**WHAT YOU ARE ASKED TO DO**: Sift the listing for lines that hold the string "matplotlib" and pull them out.

(Records with drawing code)
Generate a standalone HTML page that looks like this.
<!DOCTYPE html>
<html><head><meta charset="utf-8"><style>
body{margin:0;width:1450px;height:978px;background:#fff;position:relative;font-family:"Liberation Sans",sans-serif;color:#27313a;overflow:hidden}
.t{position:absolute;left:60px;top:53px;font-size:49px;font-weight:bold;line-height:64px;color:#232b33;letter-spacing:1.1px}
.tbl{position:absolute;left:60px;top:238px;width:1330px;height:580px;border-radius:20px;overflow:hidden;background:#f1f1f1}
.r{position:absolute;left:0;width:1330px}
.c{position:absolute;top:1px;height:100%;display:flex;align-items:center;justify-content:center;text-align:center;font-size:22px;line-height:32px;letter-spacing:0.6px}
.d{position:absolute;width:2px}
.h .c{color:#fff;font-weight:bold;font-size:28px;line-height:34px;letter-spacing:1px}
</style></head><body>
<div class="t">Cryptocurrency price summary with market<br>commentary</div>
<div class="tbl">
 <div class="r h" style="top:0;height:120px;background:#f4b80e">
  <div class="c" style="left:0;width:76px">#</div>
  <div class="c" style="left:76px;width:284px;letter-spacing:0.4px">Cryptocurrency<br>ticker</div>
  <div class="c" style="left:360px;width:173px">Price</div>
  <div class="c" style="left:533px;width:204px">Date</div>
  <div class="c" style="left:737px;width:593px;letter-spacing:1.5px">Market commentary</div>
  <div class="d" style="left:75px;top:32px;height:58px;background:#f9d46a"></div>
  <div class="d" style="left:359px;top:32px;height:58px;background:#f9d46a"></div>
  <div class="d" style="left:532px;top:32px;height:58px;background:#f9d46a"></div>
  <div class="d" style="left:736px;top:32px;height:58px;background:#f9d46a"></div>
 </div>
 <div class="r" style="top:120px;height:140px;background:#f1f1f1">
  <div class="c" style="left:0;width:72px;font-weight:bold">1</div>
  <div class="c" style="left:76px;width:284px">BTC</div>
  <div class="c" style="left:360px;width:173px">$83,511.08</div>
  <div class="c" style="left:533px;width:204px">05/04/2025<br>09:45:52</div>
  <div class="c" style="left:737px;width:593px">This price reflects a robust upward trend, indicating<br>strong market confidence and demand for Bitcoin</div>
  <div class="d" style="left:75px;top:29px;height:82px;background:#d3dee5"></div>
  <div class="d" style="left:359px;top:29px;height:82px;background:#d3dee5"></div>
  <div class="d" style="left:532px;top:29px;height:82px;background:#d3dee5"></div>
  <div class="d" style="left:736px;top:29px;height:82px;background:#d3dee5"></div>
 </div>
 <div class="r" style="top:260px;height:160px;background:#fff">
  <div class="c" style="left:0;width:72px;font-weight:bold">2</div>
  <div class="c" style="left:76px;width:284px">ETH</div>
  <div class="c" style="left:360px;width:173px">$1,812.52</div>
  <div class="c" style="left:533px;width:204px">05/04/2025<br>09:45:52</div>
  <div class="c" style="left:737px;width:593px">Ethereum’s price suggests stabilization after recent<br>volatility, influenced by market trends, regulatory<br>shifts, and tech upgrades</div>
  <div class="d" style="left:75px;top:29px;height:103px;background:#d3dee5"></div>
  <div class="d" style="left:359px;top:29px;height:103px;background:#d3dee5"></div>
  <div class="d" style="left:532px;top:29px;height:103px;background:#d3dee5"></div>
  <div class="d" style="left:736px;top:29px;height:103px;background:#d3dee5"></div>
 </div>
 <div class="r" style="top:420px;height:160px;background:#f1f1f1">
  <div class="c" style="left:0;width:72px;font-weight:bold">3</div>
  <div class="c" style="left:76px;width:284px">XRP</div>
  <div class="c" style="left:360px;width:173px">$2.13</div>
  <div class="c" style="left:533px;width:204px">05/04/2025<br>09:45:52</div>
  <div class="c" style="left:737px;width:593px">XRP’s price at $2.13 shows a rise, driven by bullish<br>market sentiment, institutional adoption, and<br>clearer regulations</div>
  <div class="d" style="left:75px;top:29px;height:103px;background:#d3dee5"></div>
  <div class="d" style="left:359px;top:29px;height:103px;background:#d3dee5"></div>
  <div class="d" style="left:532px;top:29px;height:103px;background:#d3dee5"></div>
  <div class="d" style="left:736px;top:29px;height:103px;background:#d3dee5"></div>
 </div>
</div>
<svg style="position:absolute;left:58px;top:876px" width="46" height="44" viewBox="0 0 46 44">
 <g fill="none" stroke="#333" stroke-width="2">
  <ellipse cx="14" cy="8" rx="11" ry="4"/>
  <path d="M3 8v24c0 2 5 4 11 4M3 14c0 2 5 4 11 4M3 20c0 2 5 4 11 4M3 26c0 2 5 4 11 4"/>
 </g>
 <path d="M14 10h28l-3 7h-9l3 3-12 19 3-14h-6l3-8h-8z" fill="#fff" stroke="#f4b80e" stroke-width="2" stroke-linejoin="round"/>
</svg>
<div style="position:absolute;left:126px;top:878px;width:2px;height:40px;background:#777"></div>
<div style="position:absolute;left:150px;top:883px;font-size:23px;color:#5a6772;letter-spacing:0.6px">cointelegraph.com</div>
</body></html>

...

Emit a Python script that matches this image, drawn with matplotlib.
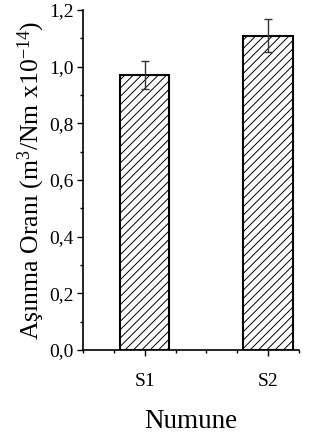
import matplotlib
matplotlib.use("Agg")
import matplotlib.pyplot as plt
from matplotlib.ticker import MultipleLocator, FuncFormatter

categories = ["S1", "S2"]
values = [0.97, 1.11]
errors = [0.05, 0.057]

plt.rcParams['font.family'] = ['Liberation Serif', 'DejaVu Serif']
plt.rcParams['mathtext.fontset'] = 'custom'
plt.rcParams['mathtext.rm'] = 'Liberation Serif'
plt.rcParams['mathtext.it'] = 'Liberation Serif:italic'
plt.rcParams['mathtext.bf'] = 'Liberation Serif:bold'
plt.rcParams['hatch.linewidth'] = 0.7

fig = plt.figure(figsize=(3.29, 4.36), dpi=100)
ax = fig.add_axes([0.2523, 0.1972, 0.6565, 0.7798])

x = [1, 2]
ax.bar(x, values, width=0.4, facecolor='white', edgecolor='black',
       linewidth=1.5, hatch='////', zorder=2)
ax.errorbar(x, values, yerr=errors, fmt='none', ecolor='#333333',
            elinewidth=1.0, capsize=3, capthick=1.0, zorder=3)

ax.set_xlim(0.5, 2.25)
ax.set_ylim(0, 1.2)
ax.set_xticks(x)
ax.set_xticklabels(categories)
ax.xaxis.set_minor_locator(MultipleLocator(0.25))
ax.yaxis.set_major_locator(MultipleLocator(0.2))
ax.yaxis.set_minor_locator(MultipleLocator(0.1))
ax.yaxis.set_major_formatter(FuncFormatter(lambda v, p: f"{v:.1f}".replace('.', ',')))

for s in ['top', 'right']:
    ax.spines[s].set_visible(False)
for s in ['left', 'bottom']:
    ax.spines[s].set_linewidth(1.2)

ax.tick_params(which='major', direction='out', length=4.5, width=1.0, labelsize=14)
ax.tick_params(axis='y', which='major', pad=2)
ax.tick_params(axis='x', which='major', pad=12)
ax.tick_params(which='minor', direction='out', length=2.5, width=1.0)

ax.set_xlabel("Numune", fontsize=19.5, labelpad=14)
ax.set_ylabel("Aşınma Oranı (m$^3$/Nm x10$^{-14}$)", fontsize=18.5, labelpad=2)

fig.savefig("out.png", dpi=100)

**TASK OUTPUT**:
Emit a Python script that matches this image, drawn with matplotlib.
import matplotlib
matplotlib.use("Agg")
import matplotlib.pyplot as plt
from matplotlib.ticker import MultipleLocator, FuncFormatter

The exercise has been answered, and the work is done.